ANDORINHAS, TUBARÕES E OUTROS MISTÉRIOS COMPULSIVOS >> André Ferrer

 

"Andorinhas: caminhos do movimento" - Giacomo Balla
Domingo e ontem, escrevi um trecho do meu romance e era justo aquele que tem um lago. Moro perto de um lago, mas o lago do meu livro é outro. Fica em Londrina e atende pelo nome de Igapó. 

Hemingway tinha um raciocínio interessante sobre quando se escreve, num lugar, sobre outro lugar onde o escritor tenha estado parte da sua vida. É preciso, diz ele, um distanciamento tanto geográfico como temporal. No meu caso, o quesito distância geográfica, pelo menos, foi atendido. 

O lago daqui é pequeno. Há um hotel vizinho a ele, o que também acontece lá com o lago de Londrina. O lago do Silvério, como é conhecido, tem caminhantes matinais e vespertinos também. Eles caminham ao redor de águas paradas e mantém a esperança de que suas vidas se movam. Bastante curioso, tanto lá como cá.

Dizem que o Silvério tinha uma choupana às margens do córrego — um afluente do Rio Jaú — que, anos depois, viraria o seu lago. Silvério, segundo dizem ainda, era pedreiro e mudara-se, em questão de horas, para que o lago nascesse. Os terrenos, em tempos ainda mais remotos, pertenciam à fazenda cuja sede, hoje em dia, é o mencionado hotel próximo ao lago. Devia, mesmo, dar gosto observar as suas águas ligeiras e limpinhas na época em que era um riacho. Naqueles tempos, sim, uma caminhada ali devia colocar os adipócitos em apuros.

Já é terça-feira e a minha crônica sai depois das quinhentas palavras a que me submeto produzir, todos os dias, desde o dia quinze de outubro. Minha disciplina tem sido sem precedentes. Minha vontade de simplesmente “apagar”, de tardezinha, para só acordar, no outro dia — quando já será a hora de voltar a produzir —, é imensa. Os remédios têm ajudado e, é claro, três voltas no Lago do Silvério também.

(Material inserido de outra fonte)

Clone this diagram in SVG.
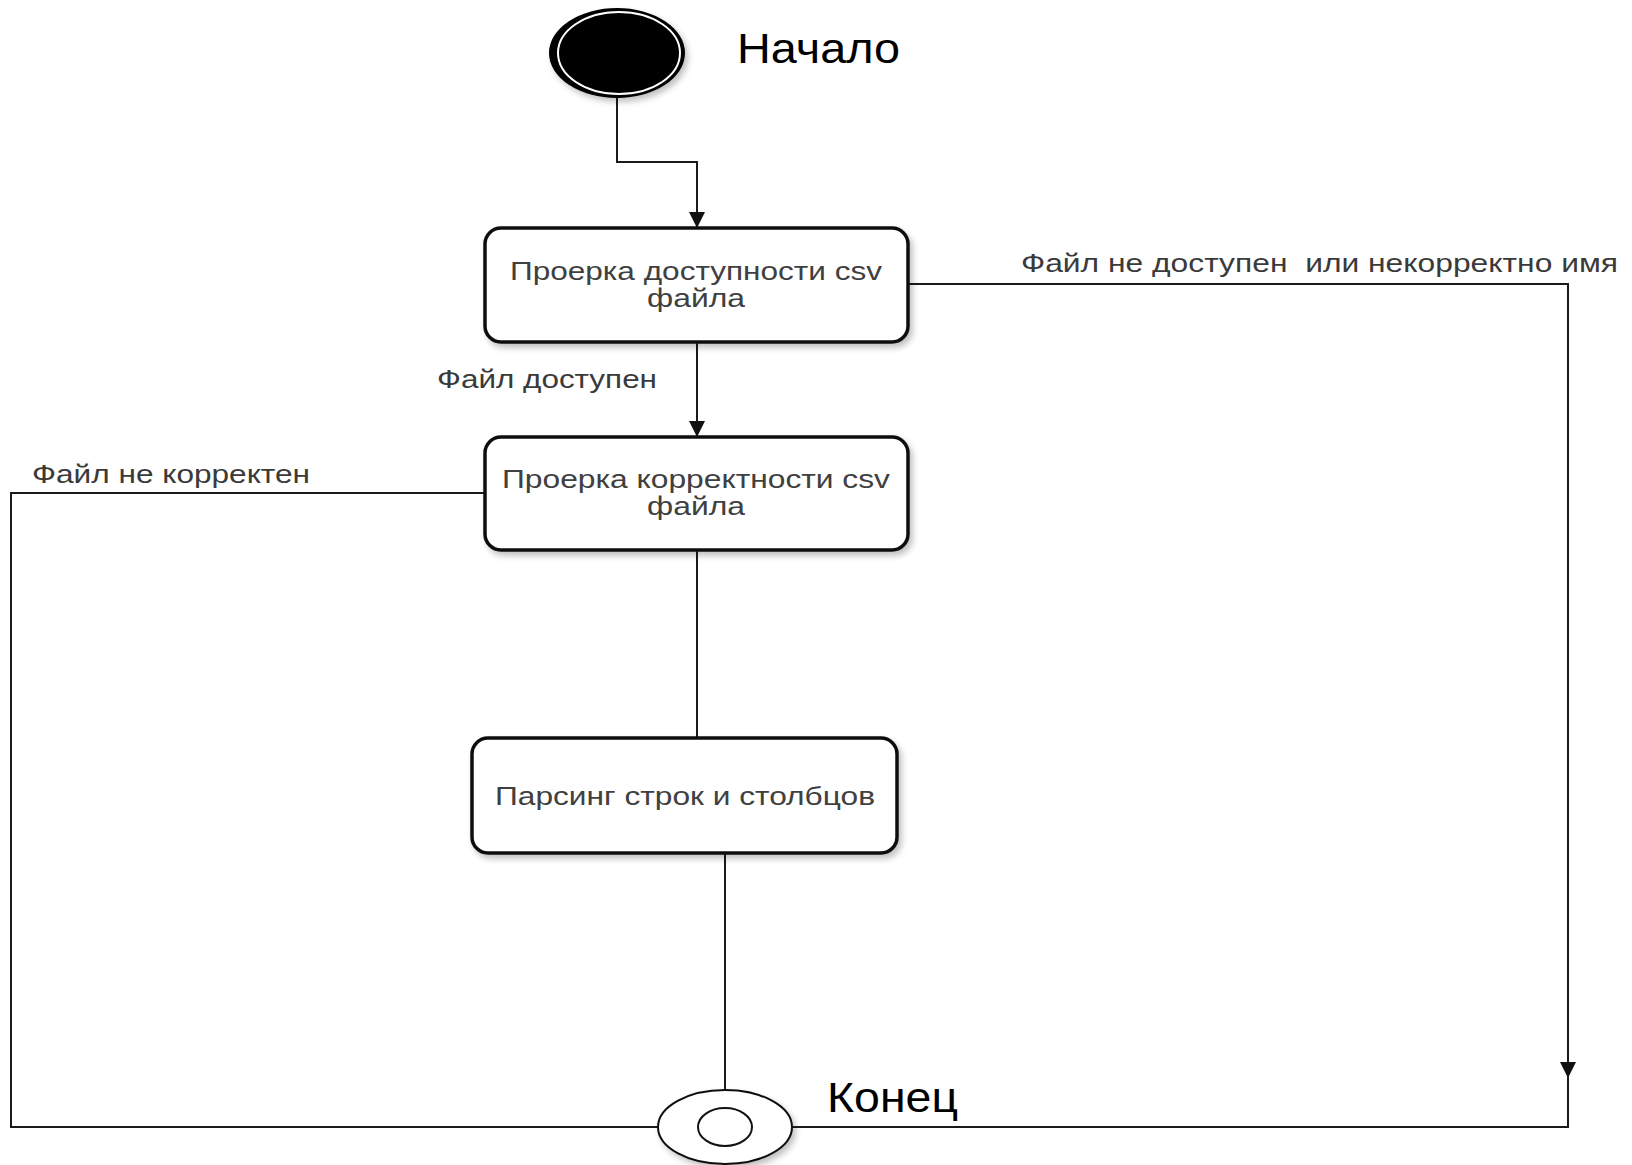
<svg xmlns="http://www.w3.org/2000/svg" width="1632" height="1165" viewBox="0 0 1632 1165">
<style>
.box{fill:#fff;stroke:#111;stroke-width:3.5;filter:url(#sh)}
.btxt{font-family:"Liberation Sans",Arial,sans-serif;font-size:26px;fill:#404040;text-anchor:middle}
.lbl{font-family:"Liberation Sans",Arial,sans-serif;font-size:25px;fill:#3a3a3a}
.big{font-family:"Liberation Sans",Arial,sans-serif;font-size:43px;fill:#000}
.con{fill:none;stroke:#1a1a1a;stroke-width:2}
</style>
<defs>
<filter id="sh" x="-10%" y="-10%" width="130%" height="140%">
<feGaussianBlur in="SourceAlpha" stdDeviation="3"/>
<feOffset dx="3" dy="4" result="b"/>
<feComponentTransfer><feFuncA type="linear" slope="0.25"/></feComponentTransfer>
<feMerge><feMergeNode/><feMergeNode in="SourceGraphic"/></feMerge>
</filter>
<marker id="arr" markerUnits="userSpaceOnUse" markerWidth="20" markerHeight="16" refX="20" refY="10" orient="auto" viewBox="0 0 20 20">
<path d="M0,0 L20,10 L0,20 Z" fill="#111"/>
</marker>
</defs>
<rect width="1632" height="1165" fill="#fff"/>
<g id="connectors">
<path class="con" d="M617,98 V162 H697 V228" marker-end="url(#arr)"/>
<path class="con" d="M697,342 V437" marker-end="url(#arr)"/>
<path class="con" d="M908,284 H1568 V1078" marker-end="url(#arr)"/>
<path class="con" d="M1568,1076 V1127 H792"/>
<path class="con" d="M485,493 H11 V1127 H658"/>
<path class="con" d="M697,550 V738"/>
<path class="con" d="M725,853 V1090"/>
<text class="lbl" x="437" y="388" textLength="220" lengthAdjust="spacingAndGlyphs">Файл доступен</text>
<text class="lbl" x="1021" y="272" textLength="597" lengthAdjust="spacingAndGlyphs">Файл не доступен&#160; или некорректно имя</text>
<text class="lbl" x="32" y="483" textLength="278" lengthAdjust="spacingAndGlyphs">Файл не корректен</text>
</g>
<g id="start">
<ellipse cx="617" cy="53" rx="68" ry="45" fill="#000" filter="url(#sh)"/>
<ellipse cx="619" cy="53" rx="61" ry="41" fill="none" stroke="#fff" stroke-width="2"/>
<text class="big" x="737" y="63" textLength="163" lengthAdjust="spacingAndGlyphs">Начало</text>
</g>
<g id="check-availability">
<rect class="box" x="485" y="228" width="423" height="114" rx="16"/>
<text class="btxt" x="696" y="280" textLength="372" lengthAdjust="spacingAndGlyphs">Проерка доступности csv</text>
<text class="btxt" x="696" y="307" textLength="98" lengthAdjust="spacingAndGlyphs">файла</text>
</g>
<g id="check-correctness">
<rect class="box" x="485" y="437" width="423" height="113" rx="16"/>
<text class="btxt" x="696" y="488" textLength="388" lengthAdjust="spacingAndGlyphs">Проерка корректности csv</text>
<text class="btxt" x="696" y="515" textLength="98" lengthAdjust="spacingAndGlyphs">файла</text>
</g>
<g id="parsing">
<rect class="box" x="472" y="738" width="425" height="115" rx="16"/>
<text class="btxt" x="685" y="805" textLength="380" lengthAdjust="spacingAndGlyphs">Парсинг строк и столбцов</text>
</g>
<g id="end">
<ellipse cx="725" cy="1127" rx="67" ry="37" fill="#fff" stroke="#111" stroke-width="2" filter="url(#sh)"/>
<ellipse cx="725" cy="1127" rx="27" ry="19" fill="#fff" stroke="#111" stroke-width="2"/>
<text class="big" x="827" y="1112" textLength="131" lengthAdjust="spacingAndGlyphs">Конец</text>
</g>
</svg>
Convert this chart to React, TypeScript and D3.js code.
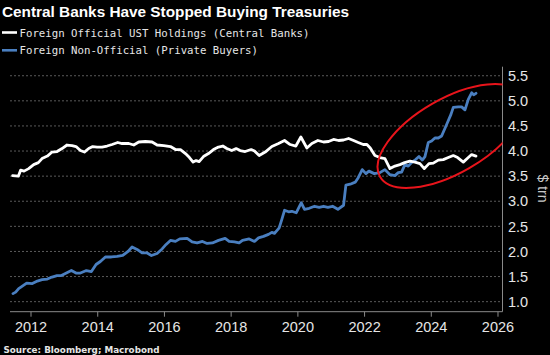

À tarde, enquanto caminho, escolho ir de encontro à corrente de caminhantes. Um mistério, para mim — ao lado dos desenhos que, em revoada, fazem as andorinhas —, é essa escolha unânime, pelo cidadão, relacionada à direção da caminhada. O primeiro a chegar, com certeza, deve fazer arbitrariamente... Não. Isso não deve ser tão simples, mas um mistério ainda maior do que alguém, em sã consciência, achar que as águas de um lago, paradas por definição, possam inspirar grandes movimentações. Contudo, ainda assim, um misteriozinho.

Hemingway achava misterioso o fato de que alguns peixes mergulhassem, logo após serem fisgados, até que a pressão estourasse os seus órgãos internos — suicídio? A partir de então, o pescador precisava puxar um peso sobre-humano, até o barco, antes de que um cardume de tubarões aparecesse... É por aí. Seja no mar, no ar ou na terra, os mistérios vivem superando uns aos outros.

Ontem, no final das minhas três voltas no Lago do Silvério, tive que ceder às exigências do meu transtorno obsessivo compulsivo. Parei, mudei de direção e parti para a quarta volta. Tudo porque, distraído, caminhava ao sabor da corrente. Quando me dei conta, senti-me um traidor de objetivos ainda mais misteriosos que, desde sempre, movimentam-me.

Comentários

Carla Dias disse…
André, o movimento, sempre ele, né? Em todos os sentidos... Se a gente não o exerce, ainda bem, a vida dá um jeito de colocá-lo no nosso caminho. Que bom que você aceita o seu, e aprecia rio. Além disso, entrei no modo "espera da publicação do romance".